Теперь наш запрос на высшее сознание угас, и не потому, что мы очень сознательны, а, видимо, потому, что за 300 лет Россия отдала слишком много сил на усвоение этого неудобного для нее «удобрения», устала, набралась бесовства — нечистого духа торгашества, в значительной степени подверглась добровольному опьянению матрицей и теперь беспечно раскинулась в широком диапазоне своей коллективной души между «богом» и «чертом» на самом опасном перекрестке мировой истории, оставаясь по преимуществу бессознательной. Мало того, от лености, трусости и жадности она теряет себя и предательски строит из себя жертву, заискивая перед всеми подряд, в том числе перед карликами. Но тот, кто в смертельной схватке предает себя и строит из себя жертву, скорее рано, чем поздно действительно становится жертвой, несмотря на героизм бойцов. «Сбились мы. Что делать нам?…»
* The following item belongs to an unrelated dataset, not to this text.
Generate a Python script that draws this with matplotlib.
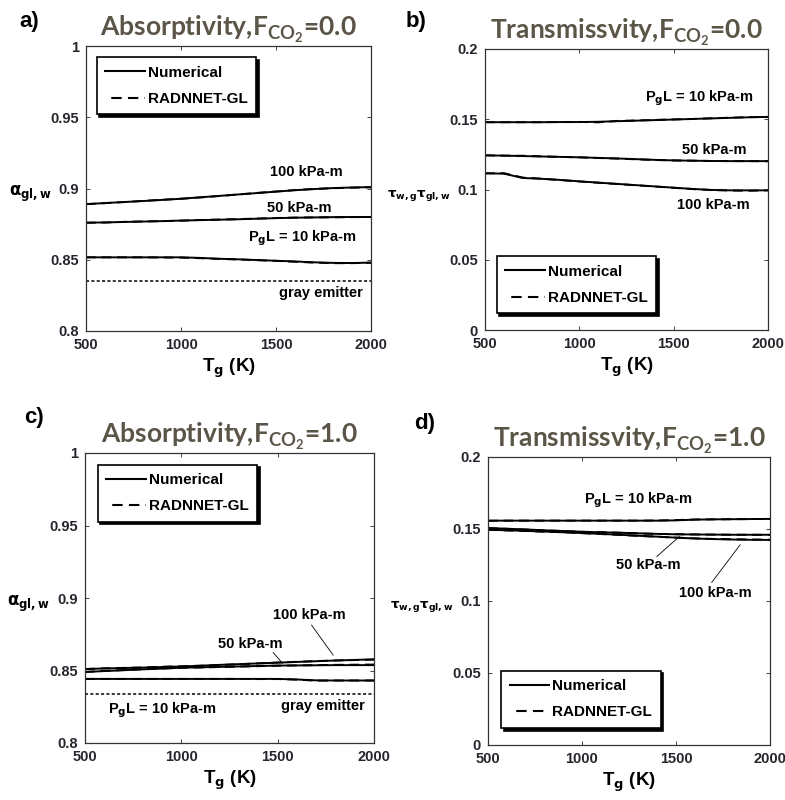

Сейчас мы отчаянно нуждаемся в спасительном «удобрении», то есть прежде всего в очистительном сознании совсем нового типа, таком сознании, которое высвободило бы энергию «бога» и «черта», перенаправив, вобрав ее в себя и освободив от дезориентирующих и усыпительных сакральных символов, — но никаких внешних ресурсов такого сознания нет и быть не может. Здесь никто извне нам не поможет — такой инстанции в современном мире просто не существует. Нужна третья экспансия сознания, на этот раз десакрализованного, полностью трезвого и очищенного от торгашества, а именно, нематричного сознания с опорой исключительно на себя, в абсолютной творческой пустоте. Начинается роковая для нас гонка: успеет ли нарасти в России подобное спасительное сознание или она будет растерзана беспощадными силами истории, не жалующими слабых? Никто не знает ответа на этот вопрос — его может дать или не дать только глубинная душа русского народа.